Pertanyaannya bukan lagi apakah kita bisa bersaing. Tapi seberapa cepat kita bisa mengejar.

Jika transformasi digital adalah kereta cepat, maka pusat data adalah rel yang menopangnya. Tanpa itu, aplikasi hanya jadi animasi, dan AI hanya ilusi. Dengan proyeksi kebutuhan nasional yang mencapai 1,5 hingga 2 gigawatt dalam dua tahun mendatang, Indonesia kini berdiri di simpang jalan antara menjadi pasar digital terbesar atau menjadi pusat digital regional yang strategis.

EDGNEX bukan satu-satunya pemain yang percaya akan potensi ini. Sebelumnya, DCI Indonesia, sebuah perusahaan lokal, telah lebih dulu meresmikan pusat data berbasis kecerdasan buatan tercanggih se-Asia Tenggara di Cibitung. Meutya Hafid menyebut ini sebagai bukti bahwa pemain domestik pun memiliki kapasitas tinggi dan layak didorong.

“Peningkatan kapasitas yang cepat menandakan bahwa Indonesia tengah mengejar posisi strategis di kawasan. Ini harus terus dipercepat,” lanjutnya.

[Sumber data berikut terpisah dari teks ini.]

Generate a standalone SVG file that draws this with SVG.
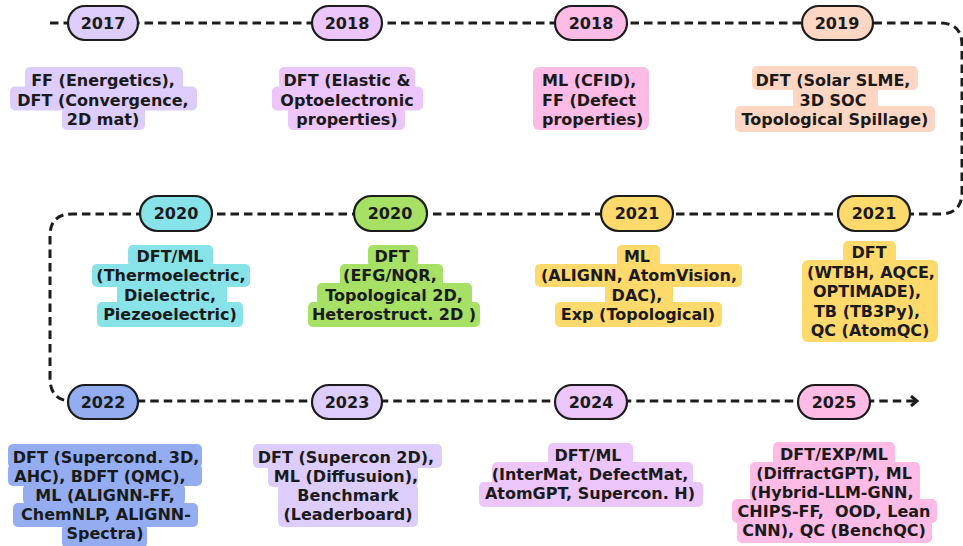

Tapi angka saja tak cukup. Meutya mengingatkan pentingnya kebermanfaatan sosial dari setiap investasi. Ia tak ingin pusat data hanya jadi menara gading digital. Ia ingin mereka jadi lentera yang menerangi UMKM, petani, nelayan, dan layanan kesehatan. “Kami mendorong agar investasi seperti EDGNEX tidak hanya besar dalam skala, tetapi juga memberikan nilai tambah bagi masyarakat,” katanya menegaskan.

Apa artinya pusat data bagi rakyat?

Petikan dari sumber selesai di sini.